Ex-Lax Chocolate: Why It Was Pulled and What’s Different

Ex-Lax chocolate pieces haven’t actually been discontinued entirely, but the product you might remember is gone. The original Ex-Lax chocolate laxative used an ingredient called phenolphthalein, which the FDA banned from over-the-counter laxatives in 1999 after determining it posed a cancer risk. The formula was overhauled, and the version sold today uses a different active ingredient. If the current product tastes or works differently than what you remember, that’s why.

Why the Original Formula Was Pulled

Phenolphthalein was one of the most widely used stimulant laxative ingredients for decades. But animal studies found it caused tumors at multiple tissue sites across multiple species. The FDA’s Carcinogenicity Assessment Committee found clear, dose-dependent increases in a type of cancer called thymic lymphoma in mice, along with evidence that the compound damaged chromosomes and caused mutations in mammalian cells. The mechanism appeared to involve direct interference with a key tumor-suppressing gene (p53), which is one of the body’s primary defenses against cancer.

On January 29, 1999, the FDA issued a final rule declaring phenolphthalein “not generally recognized as safe and effective” for use in OTC laxatives. The agency’s conclusion was blunt: phenolphthalein was not safe enough, and its medical value as a laxative didn’t justify the potential cancer risk when safer alternatives existed. Every product containing it, including Ex-Lax’s original chocolate squares, had to be reformulated or pulled from shelves.

The Chocolate Format’s Other Problem

Beyond the ingredient ban, chocolate-flavored laxatives have always carried a specific safety concern: children eat them thinking they’re candy. The National Capital Poison Center has documented cases of young kids finding chocolate laxative tablets and consuming handfuls. In one case, a 3-year-old boy swallowed at least 20 tablets. In another, a 4-year-old girl ate five and developed abdominal pain and diarrhea within six hours.

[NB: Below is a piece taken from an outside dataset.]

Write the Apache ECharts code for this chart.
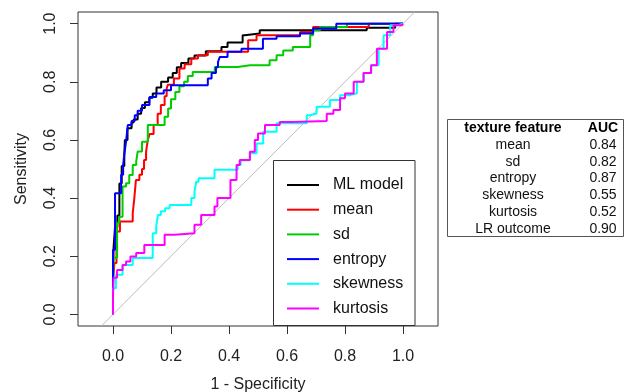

For adults, a few extra laxative tablets cause discomfort. For small children, the resulting diarrhea can lead to dangerous fluid loss and dehydration. This risk hasn’t gone away with the new formula, and it likely factored into reduced enthusiasm for marketing laxatives in a format designed to look and taste like a treat.

What Ex-Lax Sells Now

Ex-Lax still exists, and a chocolate version is technically still available. The current product line includes Regular Strength Chocolated Pieces (sold in 12, 24, and 48 count packages) and Maximum Strength Tablets. Both now use sennosides, a plant-derived stimulant laxative, instead of phenolphthalein. Sennosides come from the senna plant and work by irritating the lining of the large intestine to trigger contractions.

If you’ve been searching store shelves and coming up empty, availability varies by retailer. Some pharmacies and grocery chains have reduced shelf space for chocolate laxatives in favor of pills, gummies, and powder formats that are harder for children to confuse with snacks. The product isn’t officially discontinued by its manufacturer, Haleon, but it may simply not be stocked at your local store.

Why It Doesn’t Taste the Same

If you’ve tried the current version and found it disappointing compared to the original, the reformulation is the reason. Phenolphthalein was nearly tasteless, which made it easy to mask inside a chocolate square that tasted like actual candy. Sennosides have a bitter, herbal flavor that’s harder to hide. The chocolate coating does its best, but the result is noticeably different from what longtime users remember. This taste difference, combined with thinner retail distribution, is why many people assume the product has been discontinued altogether.

For those looking for alternatives, senna-based laxatives are available in pill and tea form from several brands, and osmotic laxatives like polyethylene glycol (sold as MiraLAX and generics) work through a completely different, non-stimulant mechanism. Stimulant laxatives like sennosides are intended for occasional use, not daily reliance, because the gut can become dependent on them over time.